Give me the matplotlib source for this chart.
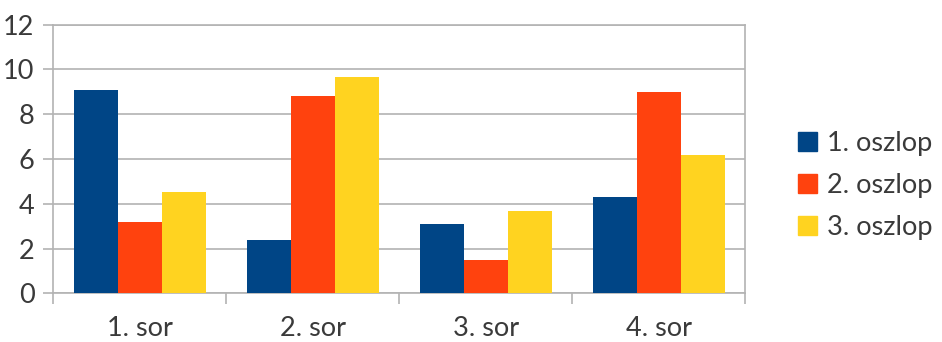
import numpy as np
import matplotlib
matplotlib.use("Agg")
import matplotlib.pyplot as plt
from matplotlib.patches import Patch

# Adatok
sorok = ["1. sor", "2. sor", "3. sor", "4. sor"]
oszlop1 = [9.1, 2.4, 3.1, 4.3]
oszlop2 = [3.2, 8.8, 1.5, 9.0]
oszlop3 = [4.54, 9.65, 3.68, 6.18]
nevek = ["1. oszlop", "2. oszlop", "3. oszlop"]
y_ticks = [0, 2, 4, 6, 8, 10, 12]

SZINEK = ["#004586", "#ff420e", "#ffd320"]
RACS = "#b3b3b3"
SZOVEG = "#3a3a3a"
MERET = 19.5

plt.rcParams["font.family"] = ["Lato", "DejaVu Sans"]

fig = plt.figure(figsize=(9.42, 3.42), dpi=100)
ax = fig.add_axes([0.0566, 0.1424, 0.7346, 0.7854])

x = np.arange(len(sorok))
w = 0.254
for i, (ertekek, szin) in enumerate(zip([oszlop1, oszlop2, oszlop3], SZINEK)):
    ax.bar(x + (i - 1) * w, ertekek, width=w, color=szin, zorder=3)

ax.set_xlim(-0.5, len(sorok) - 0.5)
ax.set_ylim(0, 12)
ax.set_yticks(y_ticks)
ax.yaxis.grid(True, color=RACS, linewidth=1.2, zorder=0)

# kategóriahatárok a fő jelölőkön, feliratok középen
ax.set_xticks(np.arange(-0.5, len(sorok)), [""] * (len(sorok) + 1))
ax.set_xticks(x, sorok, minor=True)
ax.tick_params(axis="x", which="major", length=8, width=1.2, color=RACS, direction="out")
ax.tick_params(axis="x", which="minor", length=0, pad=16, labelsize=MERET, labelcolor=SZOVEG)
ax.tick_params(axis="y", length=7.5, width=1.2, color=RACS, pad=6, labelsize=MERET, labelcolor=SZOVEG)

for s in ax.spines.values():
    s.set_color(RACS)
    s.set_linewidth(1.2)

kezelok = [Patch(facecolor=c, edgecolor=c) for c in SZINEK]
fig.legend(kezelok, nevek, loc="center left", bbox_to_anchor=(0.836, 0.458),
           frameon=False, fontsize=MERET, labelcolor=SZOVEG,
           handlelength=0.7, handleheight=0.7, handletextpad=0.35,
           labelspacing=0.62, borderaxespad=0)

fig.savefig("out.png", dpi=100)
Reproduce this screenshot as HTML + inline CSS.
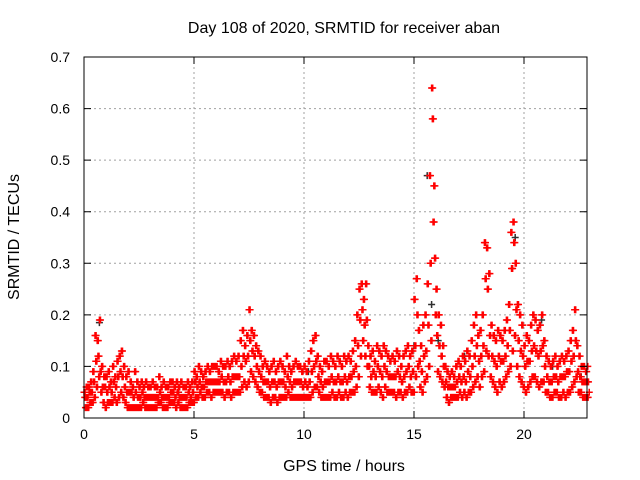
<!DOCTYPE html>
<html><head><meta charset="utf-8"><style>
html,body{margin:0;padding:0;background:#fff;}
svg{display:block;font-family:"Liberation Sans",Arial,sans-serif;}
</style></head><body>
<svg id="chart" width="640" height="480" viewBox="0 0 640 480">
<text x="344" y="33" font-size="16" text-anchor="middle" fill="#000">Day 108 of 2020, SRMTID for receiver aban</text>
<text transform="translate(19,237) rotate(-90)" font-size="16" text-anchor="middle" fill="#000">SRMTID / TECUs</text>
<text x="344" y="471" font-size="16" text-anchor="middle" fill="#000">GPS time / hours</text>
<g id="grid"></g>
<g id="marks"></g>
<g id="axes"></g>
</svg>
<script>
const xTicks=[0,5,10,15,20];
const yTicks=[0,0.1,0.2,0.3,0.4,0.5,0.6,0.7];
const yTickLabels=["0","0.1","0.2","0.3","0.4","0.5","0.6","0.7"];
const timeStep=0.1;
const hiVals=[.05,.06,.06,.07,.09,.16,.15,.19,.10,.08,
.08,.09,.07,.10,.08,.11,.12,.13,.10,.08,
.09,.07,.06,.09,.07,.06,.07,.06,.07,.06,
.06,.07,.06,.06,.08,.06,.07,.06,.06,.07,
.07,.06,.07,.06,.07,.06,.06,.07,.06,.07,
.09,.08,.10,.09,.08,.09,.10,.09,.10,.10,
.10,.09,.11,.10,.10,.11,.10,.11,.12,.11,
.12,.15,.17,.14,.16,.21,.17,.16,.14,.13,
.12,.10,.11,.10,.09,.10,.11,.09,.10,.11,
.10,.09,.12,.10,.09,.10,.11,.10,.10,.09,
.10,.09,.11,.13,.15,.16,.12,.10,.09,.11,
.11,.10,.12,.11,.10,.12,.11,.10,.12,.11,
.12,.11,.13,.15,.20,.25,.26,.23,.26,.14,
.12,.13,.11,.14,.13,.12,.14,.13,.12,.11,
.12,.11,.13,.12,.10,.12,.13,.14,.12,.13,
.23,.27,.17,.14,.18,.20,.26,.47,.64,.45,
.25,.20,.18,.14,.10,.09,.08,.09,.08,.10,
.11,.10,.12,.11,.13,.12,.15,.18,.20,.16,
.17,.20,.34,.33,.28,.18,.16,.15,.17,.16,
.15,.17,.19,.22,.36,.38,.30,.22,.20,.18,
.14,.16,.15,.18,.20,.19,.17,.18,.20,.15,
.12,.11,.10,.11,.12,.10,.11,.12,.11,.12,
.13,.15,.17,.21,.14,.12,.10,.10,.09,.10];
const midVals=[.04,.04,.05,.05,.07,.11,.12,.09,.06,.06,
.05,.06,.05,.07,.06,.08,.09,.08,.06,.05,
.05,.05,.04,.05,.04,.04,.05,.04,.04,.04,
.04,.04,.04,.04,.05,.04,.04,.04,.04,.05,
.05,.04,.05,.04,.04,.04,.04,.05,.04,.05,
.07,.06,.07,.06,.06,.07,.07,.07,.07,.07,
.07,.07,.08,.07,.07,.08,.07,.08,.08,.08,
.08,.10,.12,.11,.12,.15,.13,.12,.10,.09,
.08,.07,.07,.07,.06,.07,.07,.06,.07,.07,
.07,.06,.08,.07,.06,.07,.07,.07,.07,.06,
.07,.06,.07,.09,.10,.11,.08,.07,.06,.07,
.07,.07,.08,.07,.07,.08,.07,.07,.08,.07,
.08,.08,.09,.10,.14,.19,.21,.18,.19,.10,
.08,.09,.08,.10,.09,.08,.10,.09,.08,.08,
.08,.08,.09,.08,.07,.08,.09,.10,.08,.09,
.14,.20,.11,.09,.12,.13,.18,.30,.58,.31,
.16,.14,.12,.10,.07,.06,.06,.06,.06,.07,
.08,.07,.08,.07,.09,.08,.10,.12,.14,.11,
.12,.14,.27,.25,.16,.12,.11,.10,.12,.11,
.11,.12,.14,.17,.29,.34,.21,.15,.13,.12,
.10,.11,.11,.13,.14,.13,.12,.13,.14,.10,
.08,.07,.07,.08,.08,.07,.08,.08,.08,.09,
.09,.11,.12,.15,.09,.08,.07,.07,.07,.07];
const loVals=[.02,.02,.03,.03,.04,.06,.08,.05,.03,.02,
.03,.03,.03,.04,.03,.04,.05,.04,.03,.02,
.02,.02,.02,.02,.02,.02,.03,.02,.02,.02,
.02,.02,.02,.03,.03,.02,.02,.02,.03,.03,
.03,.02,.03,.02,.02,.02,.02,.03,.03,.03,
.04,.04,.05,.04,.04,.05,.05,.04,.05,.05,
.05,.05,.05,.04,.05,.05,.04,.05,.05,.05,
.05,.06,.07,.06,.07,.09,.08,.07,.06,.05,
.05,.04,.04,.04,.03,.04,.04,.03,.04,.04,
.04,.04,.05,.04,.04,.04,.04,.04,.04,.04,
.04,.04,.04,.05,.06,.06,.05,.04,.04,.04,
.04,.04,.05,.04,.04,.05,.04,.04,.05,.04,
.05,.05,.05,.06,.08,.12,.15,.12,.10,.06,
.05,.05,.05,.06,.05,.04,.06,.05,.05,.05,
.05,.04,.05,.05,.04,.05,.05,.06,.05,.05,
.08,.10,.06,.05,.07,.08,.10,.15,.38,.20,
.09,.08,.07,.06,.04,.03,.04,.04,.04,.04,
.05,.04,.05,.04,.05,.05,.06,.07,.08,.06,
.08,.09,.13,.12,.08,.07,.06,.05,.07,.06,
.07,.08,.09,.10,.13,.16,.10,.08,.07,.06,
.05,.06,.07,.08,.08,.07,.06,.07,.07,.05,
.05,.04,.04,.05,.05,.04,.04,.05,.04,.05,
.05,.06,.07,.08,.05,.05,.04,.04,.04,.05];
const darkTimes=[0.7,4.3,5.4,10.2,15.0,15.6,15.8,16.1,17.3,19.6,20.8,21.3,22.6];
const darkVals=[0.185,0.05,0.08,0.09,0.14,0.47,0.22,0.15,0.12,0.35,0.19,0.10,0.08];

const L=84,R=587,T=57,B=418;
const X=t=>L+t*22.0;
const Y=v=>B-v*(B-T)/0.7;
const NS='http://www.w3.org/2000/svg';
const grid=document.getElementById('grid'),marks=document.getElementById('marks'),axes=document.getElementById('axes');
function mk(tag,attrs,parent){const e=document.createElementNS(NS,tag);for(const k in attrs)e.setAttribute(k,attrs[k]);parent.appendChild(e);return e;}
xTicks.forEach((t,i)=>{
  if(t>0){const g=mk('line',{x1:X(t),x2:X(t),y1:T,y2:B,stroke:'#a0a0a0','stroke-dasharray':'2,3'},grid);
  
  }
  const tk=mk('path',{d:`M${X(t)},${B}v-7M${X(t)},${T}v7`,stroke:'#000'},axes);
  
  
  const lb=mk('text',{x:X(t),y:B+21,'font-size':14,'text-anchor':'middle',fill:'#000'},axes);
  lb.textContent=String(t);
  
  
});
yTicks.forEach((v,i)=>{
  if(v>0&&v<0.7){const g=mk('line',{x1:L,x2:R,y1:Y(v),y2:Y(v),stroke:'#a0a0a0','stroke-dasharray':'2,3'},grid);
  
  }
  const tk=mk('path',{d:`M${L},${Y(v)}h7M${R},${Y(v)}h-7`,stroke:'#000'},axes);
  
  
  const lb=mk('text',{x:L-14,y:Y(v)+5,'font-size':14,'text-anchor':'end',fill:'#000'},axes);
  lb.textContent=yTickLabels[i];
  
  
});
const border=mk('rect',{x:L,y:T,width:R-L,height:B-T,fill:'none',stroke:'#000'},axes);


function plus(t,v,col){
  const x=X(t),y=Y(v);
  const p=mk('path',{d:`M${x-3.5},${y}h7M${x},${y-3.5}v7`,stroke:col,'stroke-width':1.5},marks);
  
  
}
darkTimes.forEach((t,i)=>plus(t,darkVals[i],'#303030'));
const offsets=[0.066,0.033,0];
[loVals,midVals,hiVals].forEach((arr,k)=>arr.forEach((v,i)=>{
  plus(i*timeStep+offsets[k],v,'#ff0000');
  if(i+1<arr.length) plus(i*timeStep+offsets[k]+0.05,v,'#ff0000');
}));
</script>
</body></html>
──────────────────────────────
### Job
In the records above, find the line containing "pad=6, labelsize=MERET, labelcolor=SZOVEG)" and output every line from the first through that one, exactly, omitting pictures.

### The answer
Give me the matplotlib source for this chart.
import numpy as np
import matplotlib
matplotlib.use("Agg")
import matplotlib.pyplot as plt
from matplotlib.patches import Patch

# Adatok
sorok = ["1. sor", "2. sor", "3. sor", "4. sor"]
oszlop1 = [9.1, 2.4, 3.1, 4.3]
oszlop2 = [3.2, 8.8, 1.5, 9.0]
oszlop3 = [4.54, 9.65, 3.68, 6.18]
nevek = ["1. oszlop", "2. oszlop", "3. oszlop"]
y_ticks = [0, 2, 4, 6, 8, 10, 12]

SZINEK = ["#004586", "#ff420e", "#ffd320"]
RACS = "#b3b3b3"
SZOVEG = "#3a3a3a"
MERET = 19.5

plt.rcParams["font.family"] = ["Lato", "DejaVu Sans"]

fig = plt.figure(figsize=(9.42, 3.42), dpi=100)
ax = fig.add_axes([0.0566, 0.1424, 0.7346, 0.7854])

x = np.arange(len(sorok))
w = 0.254
for i, (ertekek, szin) in enumerate(zip([oszlop1, oszlop2, oszlop3], SZINEK)):
    ax.bar(x + (i - 1) * w, ertekek, width=w, color=szin, zorder=3)

ax.set_xlim(-0.5, len(sorok) - 0.5)
ax.set_ylim(0, 12)
ax.set_yticks(y_ticks)
ax.yaxis.grid(True, color=RACS, linewidth=1.2, zorder=0)

# kategóriahatárok a fő jelölőkön, feliratok középen
ax.set_xticks(np.arange(-0.5, len(sorok)), [""] * (len(sorok) + 1))
ax.set_xticks(x, sorok, minor=True)
ax.tick_params(axis="x", which="major", length=8, width=1.2, color=RACS, direction="out")
ax.tick_params(axis="x", which="minor", length=0, pad=16, labelsize=MERET, labelcolor=SZOVEG)
ax.tick_params(axis="y", length=7.5, width=1.2, color=RACS, pad=6, labelsize=MERET, labelcolor=SZOVEG)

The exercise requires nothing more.